Colour,  Daily photo,  Garbage,  Urban Landscape

What Lasts of a Saturday Night Party

Another week-end is gone. Ordinary life gets kicking-in back.

A cigarette butt, a crumpled flyer announcing a Saturday night out, and the cold geometry of rusted iron bars were all that remained. The contrast between the fleeting promise of fun and the permanence of decay was unavoidable.

From a compositional standpoint, the shot relies heavily on framing. The bars of the grate, corroded and heavy with age, create a literal barrier between viewer and subject. They cut across the image in thick lines, forcing the eye downward into the scene. The detritus beneath—the soaked paper, the stub, the fragments of broken glass—becomes both imprisoned and revealed. Depth is enhanced by the mesh at the bottom, adding another grid to echo the first and emphasise the sense of confinement.

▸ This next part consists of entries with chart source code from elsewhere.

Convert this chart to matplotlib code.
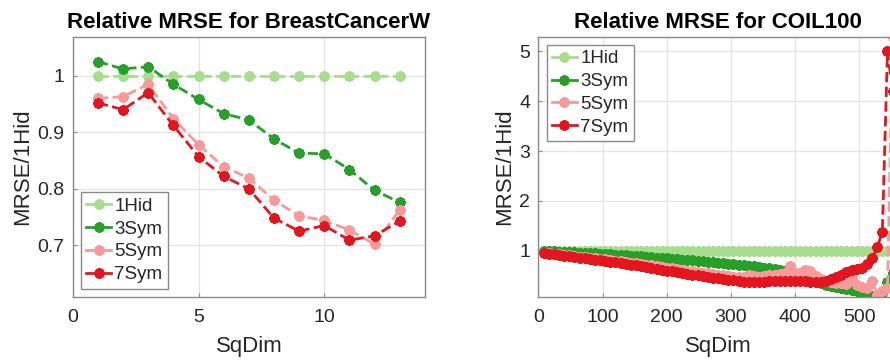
import matplotlib
matplotlib.use("Agg")
import matplotlib.pyplot as plt

plt.rcParams['font.family'] = ['Liberation Sans', 'DejaVu Sans']

# ---- BreastCancerW: relative MRSE vs. square dimension ----
bc_sqdim = [1, 2, 3, 4, 5, 6, 7, 8, 9, 10, 11, 12, 13]
bc_1hid = [1.0, 1.0, 1.0, 1.0, 1.0, 1.0, 1.0, 1.0, 1.0, 1.0, 1.0, 1.0, 1.0]
bc_3sym = [1.025, 1.012, 1.016, 0.985, 0.958, 0.933, 0.922, 0.888, 0.863, 0.862, 0.834, 0.797, 0.776]
bc_5sym = [0.960, 0.963, 0.985, 0.924, 0.878, 0.839, 0.819, 0.780, 0.752, 0.744, 0.727, 0.702, 0.763]
bc_7sym = [0.952, 0.940, 0.970, 0.912, 0.857, 0.822, 0.800, 0.748, 0.725, 0.735, 0.709, 0.717, 0.743]

# ---- COIL100: relative MRSE vs. square dimension ----
coil_sqdim = [8, 16, 24, 32, 40, 48, 56, 64, 72, 80, 88, 96, 104, 112, 120, 128,
              136, 144, 152, 160, 168, 176, 184, 192, 200, 208, 216, 224, 232, 240,
              248, 256, 264, 272, 280, 288, 296, 304, 312, 320, 328, 336, 344, 352,
              360, 368, 376, 384, 392, 400, 408, 416, 424, 432, 440, 448, 456, 464,
              472, 480, 488, 496, 504, 512, 520, 528, 536, 544, 552]
coil_1hid = [1.0, 1.0, 1.0, 1.0, 1.0, 1.0, 1.0, 1.0, 1.0, 1.0, 1.0, 1.0, 1.0, 1.0,
             1.0, 1.0, 1.0, 1.0, 1.0, 1.0, 1.0, 1.0, 1.0, 1.0, 1.0, 1.0, 1.0, 1.0,
             1.0, 1.0, 1.0, 1.0, 1.0, 1.0, 1.0, 1.0, 1.0, 1.0, 1.0, 1.0, 1.0, 1.0,
             1.0, 1.0, 1.0, 1.0, 1.0, 1.0, 1.0, 1.0, 1.0, 1.0, 1.0, 1.0, 1.0, 1.0,
             1.0, 1.0, 1.0, 1.0, 1.0, 1.0, 1.0, 1.0, 1.0, 1.0, 1.0, 1.0, 1.0]
coil_3sym = [1.00, 0.995, 0.99, 0.985, 0.98, 0.975, 0.97, 0.965, 0.96, 0.955, 0.95,
             0.945, 0.94, 0.93, 0.925, 0.92, 0.91, 0.905, 0.90, 0.89, 0.88, 0.875,
             0.865, 0.86, 0.85, 0.84, 0.835, 0.825, 0.815, 0.81, 0.80, 0.79, 0.78,
             0.77, 0.76, 0.75, 0.74, 0.73, 0.72, 0.71, 0.70, 0.69, 0.68, 0.66, 0.65,
             0.63, 0.61, 0.59, 0.57, 0.55, 0.52, 0.48, 0.44, 0.39, 0.35, 0.32, 0.29,
             0.27, 0.25, 0.24, 0.22, 0.20, 0.17, 0.13, 0.09, 0.12, 0.15, 0.38, 0.55]
coil_5sym = [0.96, 0.95, 0.94, 0.93, 0.92, 0.91, 0.90, 0.88, 0.87, 0.86, 0.85, 0.84,
             0.83, 0.81, 0.80, 0.79, 0.77, 0.76, 0.75, 0.73, 0.72, 0.71, 0.69, 0.68,
             0.66, 0.65, 0.63, 0.62, 0.60, 0.59, 0.58, 0.56, 0.55, 0.53, 0.52, 0.51,
             0.49, 0.48, 0.47, 0.47, 0.52, 0.49, 0.48, 0.50, 0.51, 0.52, 0.53, 0.56,
             0.70, 0.56, 0.56, 0.62, 0.60, 0.50, 0.44, 0.40, 0.37, 0.35, 0.36, 0.33,
             0.45, 0.32, 0.28, 0.26, 0.40, 0.12, 0.20, 0.26, 5.29]
coil_7sym = [0.95, 0.94, 0.93, 0.92, 0.90, 0.89, 0.88, 0.86, 0.85, 0.84, 0.82, 0.81,
             0.80, 0.78, 0.77, 0.75, 0.74, 0.72, 0.71, 0.69, 0.68, 0.66, 0.64, 0.62,
             0.60, 0.59, 0.57, 0.55, 0.54, 0.52, 0.51, 0.49, 0.48, 0.46, 0.45, 0.43,
             0.42, 0.41, 0.40, 0.38, 0.38, 0.38, 0.38, 0.38, 0.39, 0.39, 0.39, 0.40,
             0.40, 0.40, 0.40, 0.39, 0.38, 0.37, 0.38, 0.40, 0.44, 0.48, 0.52, 0.57,
             0.62, 0.64, 0.66, 0.74, 0.85, 1.07, 1.38, 5.00, 4.20]

series_names = ['1Hid', '3Sym', '5Sym', '7Sym']
series_colors = ['#a9dd8e', '#27a02a', '#f99a9a', '#e3161f']

TEXT = '#262626'
FRAME = '#8a8a8a'

fig = plt.figure(figsize=(8.9, 3.61), dpi=100)
ax1 = fig.add_axes([0.0817, 0.178, 0.3958, 0.7186])
ax2 = fig.add_axes([0.605, 0.178, 0.4037, 0.7186])

marker = (8, 2, 0)


def draw(ax, x, ys, title):
    for y, name, col in zip(ys, series_names, series_colors):
        ax.plot(x, y, linestyle='--', color=col, linewidth=2.0,
                marker=marker, markersize=7.5, markeredgewidth=2.3,
                markeredgecolor=col, markerfacecolor=col, label=name)
    ax.set_title(title, fontsize=16, fontweight='bold', color='black', pad=7)
    ax.set_xlabel('SqDim', fontsize=16, color=TEXT, labelpad=7)
    ax.set_ylabel('MRSE/1Hid', fontsize=16, color=TEXT, labelpad=3)
    ax.grid(True, color='#e3e3e3', linewidth=0.9)
    ax.set_axisbelow(True)
    for s in ax.spines.values():
        s.set_color(FRAME)
        s.set_linewidth(1.0)
    ax.tick_params(direction='in', length=3, width=0.8, colors=FRAME,
                   labelcolor=TEXT, labelsize=14)
    ax.tick_params(axis='x', pad=9)
    ax.tick_params(axis='y', pad=6)


draw(ax1, bc_sqdim, [bc_1hid, bc_3sym, bc_5sym, bc_7sym],
     'Relative MRSE for BreastCancerW')
ax1.set_xlim(0, 14)
ax1.set_ylim(0.609, 1.068)
ax1.set_xticks([0, 5, 10])
ax1.set_yticks([0.7, 0.8, 0.9, 1.0])
ax1.set_yticklabels(['0.7', '0.8', '0.9', '1'])

draw(ax2, coil_sqdim, [coil_1hid, coil_3sym, coil_5sym, coil_7sym],
     'Relative MRSE for COIL100')
ax2.set_xlim(0, 560)
ax2.set_ylim(0.08, 5.28)
ax2.set_xticks([0, 100, 200, 300, 400, 500])
ax2.set_yticks([1, 2, 3, 4, 5])

leg_kw = dict(fontsize=13.5, frameon=True, fancybox=False, borderaxespad=0,
              handlelength=1.3, handletextpad=0.2, labelspacing=0.3,
              borderpad=0.3, markerscale=1.0)
l1 = ax1.legend(loc='lower left', bbox_to_anchor=(0.0227, 0.031), **leg_kw)
l2 = ax2.legend(loc='upper left', bbox_to_anchor=(0.0228, 0.972), **leg_kw)
for lg in (l1, l2):
    lg.get_frame().set_edgecolor(FRAME)
    lg.get_frame().set_linewidth(1.0)
    lg.get_frame().set_alpha(1.0)
    for t in lg.get_texts():
        t.set_color(TEXT)
    for h in lg.get_lines():
        h.set_linestyle('-')

fig.savefig('out.png', dpi=100)
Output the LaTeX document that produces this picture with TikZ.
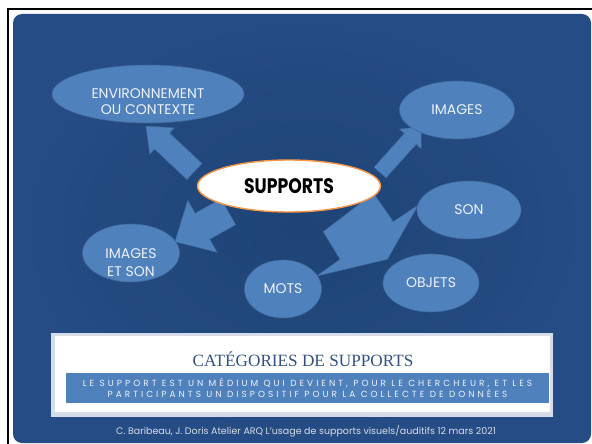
\documentclass[tikz,border=0pt]{standalone}
\usepackage{fontspec}
\usepackage{graphicx}
\usepackage{tikz}
\usetikzlibrary{calc,shapes.geometric}
\setmainfont{Poppins}
\newfontfamily\titlefont{Liberation Serif}
\newfontfamily\bandfont{Poppins}[LetterSpace=34]

\definecolor{slidedark}{HTML}{1E4475}
\definecolor{slideedge}{HTML}{254C84}
\definecolor{bubblue}{HTML}{4F81BD}
\definecolor{bubedge}{HTML}{3F6A9C}
\definecolor{suporange}{HTML}{F79646}
\definecolor{paneltitle}{HTML}{34527F}
\definecolor{panelrim}{HTML}{D6DDE8}
\definecolor{softwhite}{HTML}{EEF2F8}

\pgfdeclarelayer{back}
\pgfdeclarelayer{arrows}
\pgfsetlayers{back,arrows,main}

% block arrow: tail, tip, half shaft, half head, head length
\newcommand{\blockarrow}[5]{%
  \coordinate (hb) at ($(#2)!#5!(#1)$);
  \filldraw[arrowshape] ($(#1)!#3!90:(#2)$) -- ($(hb)!#3!90:(#2)$)
    -- ($(hb)!#4!90:(#2)$) -- (#2) -- ($(hb)!#4!-90:(#2)$)
    -- ($(hb)!#3!-90:(#2)$) -- ($(#1)!#3!-90:(#2)$) -- cycle;
}

\begin{document}
\begin{tikzpicture}[
    x=1pt, y=-1pt,                       % pixel grid, y downwards
    bubble/.style={
        ellipse,
        fill=bubblue,
        draw=bubedge,
        line width=0.6pt,
        inner sep=0pt,
        minimum height=58pt,
        text=softwhite,
        font=\fontsize{14}{16}\selectfont
    },
    bubtext/.style={align=center, text=softwhite},
    arrowshape/.style={fill=bubblue, draw=bubedge, line width=0.5pt},
    hub/.style={
        ellipse,
        fill=white,
        draw=suporange,
        line width=1.4pt,
        inner sep=0pt,
        minimum width=183pt,
        minimum height=52pt,
        font=\bfseries\fontsize{21}{24}\selectfont
    }
]

\useasboundingbox (0,0) rectangle (592,444);

% slide background
\begin{pgfonlayer}{back}
\fill[white] (0,0) rectangle (592,444);
\draw[line width=2pt] (8,444) -- (8,9) -- (592,9);
\shade[rounded corners=9pt, inner color=slidedark, outer color=slideedge]
    (13,14) rectangle (591,443);
\end{pgfonlayer}

% bubbles
\node[bubble, minimum width=192pt,
      label={[bubtext, yshift=-8pt, font=\fontsize{14}{16}\selectfont]center:ENVIRONNEMENT\\OU CONTEXTE}]
    (env) at (148,94) {};
\node[bubble, minimum width=115pt] (img) at (457,110) {IMAGES};
\node[bubble, minimum width=104pt] (son) at (469,210) {SON};
\node[bubble, minimum width=96pt] (obj) at (431,283) {OBJETS};
\node[bubble, minimum width=77pt] (mots) at (283,289) {MOTS};
\node[bubble, minimum width=97pt,
      label={[bubtext, yshift=-9.5pt, font=\fontsize{14}{18}\selectfont]center:IMAGES\\ET SON}]
    (imgson) at (131,253) {};

\node[hub] (sup) at (289,186) {\scalebox{0.82}[1]{SUPPORTS}};

% arrow ends
\coordinate (envtail) at (194.5,171.5);
\coordinate (envtip) at (146,126);
\coordinate (imgtail) at (380,172.5);
\coordinate (imgtip) at (421,127);
\coordinate (istail) at (228.3,211.7);
\coordinate (istip) at (175,241.7);

\begin{pgfonlayer}{arrows}
\blockarrow{envtail}{envtip}{11pt}{18pt}{22pt}
\blockarrow{imgtail}{imgtip}{8pt}{14.7pt}{16pt}
\blockarrow{istail}{istip}{14.9pt}{29.9pt}{31.5pt}
% wide arrow towards mots and objets
\filldraw[arrowshape] (366,199) -- (323.3,231.7) -- (340,259.3) -- (316.7,276)
    -- (387.3,259.3) -- (418.3,205) -- (393.3,221.7) -- (374,194) -- cycle;
\end{pgfonlayer}

% bottom panel
\fill[panelrim] (51,333) rectangle (553,417);
\fill[white] (55,336) rectangle (550,412);
\node[font=\titlefont\fontsize{17.2}{19}\selectfont, text=paneltitle]
    (title) at (303,359) {CATÉGORIES DE SUPPORTS};
\node[fill=bubblue, minimum width=483pt, minimum height=30pt, inner sep=0pt,
      align=center, text=softwhite, font=\bandfont\fontsize{8.9}{9.2}\selectfont]
    (band) at (307.5,388) {LE SUPPORT EST UN MÉDIUM QUI DEVIENT, POUR LE CHERCHEUR, ET LES\\
    PARTICIPANTS UN DISPOSITIF POUR LA COLLECTE DE DONNÉES};

\node[text=panelrim, font=\fontsize{9.5}{11}\selectfont]
    (credit) at (306,431) {C. Baribeau, J. Doris Atelier ARQ L'usage de supports visuels/auditifs 12 mars 2021};

\end{tikzpicture}
\end{document}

Technically, the exposure holds well. The ironwork in the foreground is dark, almost oppressive, yet detail remains visible. The highlights on the damp surfaces are controlled and not blown out, lending a tactile quality to the textures. Colour plays a subtle but crucial role: the orange of the cigarette butt pops against the muted palette of stone and rust, while the red “17” on the flyer anchors the narrative. Both inject a trace of life into what is otherwise an image of waste and abandonment.

I did not manipulate the scene. The photograph records precisely what was there, banal and yet oddly eloquent. What survives of a party is not laughter or music but the residue of consumption—objects stripped of glamour.